Glad to see other people using vmtouch. It's also great for keeping large codebases in the filesystem cache on [shared] dev machines.

cagenut 14 years ago

With that big a monthly AWS bill, I could pretty easily justify my salary and the costs of building out a 4 - 10 rack colo setup. With room leftover for a dba consultant on retainer and a pro-serv budget for ad-hoc stuff.

sant0sk1 14 years ago

That's a lot of instances! It'd be interesting to run the numbers and get an idea of what their monthly AWS bill looks like.

  • clarkni5 14 years ago

    By my math, the bill for their app and database servers would be approaching $30,000 per month. That doesn't include storage costs, bandwidth, or any of the other aspects of their infrastructure.

    That's crazy, if you ask me.

    • simonw 14 years ago

      Is that calculation taking reserved instances in to account?

      • rkalla 14 years ago

        No, I don't think so. Latchkey did the same calculation, using on-demand prices and came up with $35k[1]

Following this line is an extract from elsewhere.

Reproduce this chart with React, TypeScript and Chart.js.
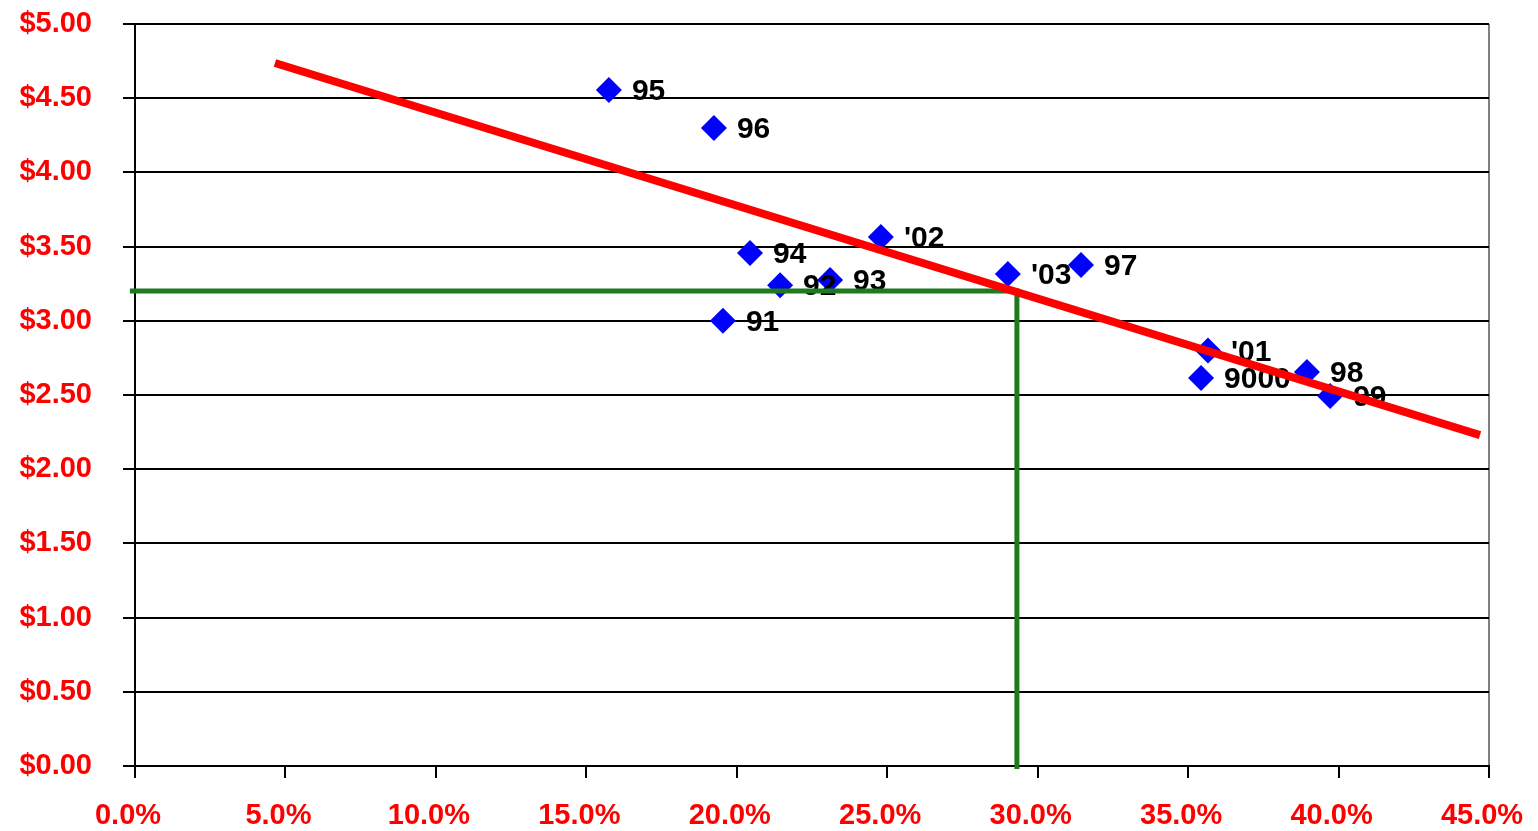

        3rd reserved is roughly 48% cheaper than on-demand, so real hosting cost would be around $18,200 for those servers.

        [1] http://news.ycombinator.com/item?id=3306394

mcginleyr1 14 years ago

For their load balances, why aren't they assigning elastic ip. Then they would have to wait for DNS just reassign the ip...

vidar 14 years ago

What was your take on Gunicorn over uWsgi?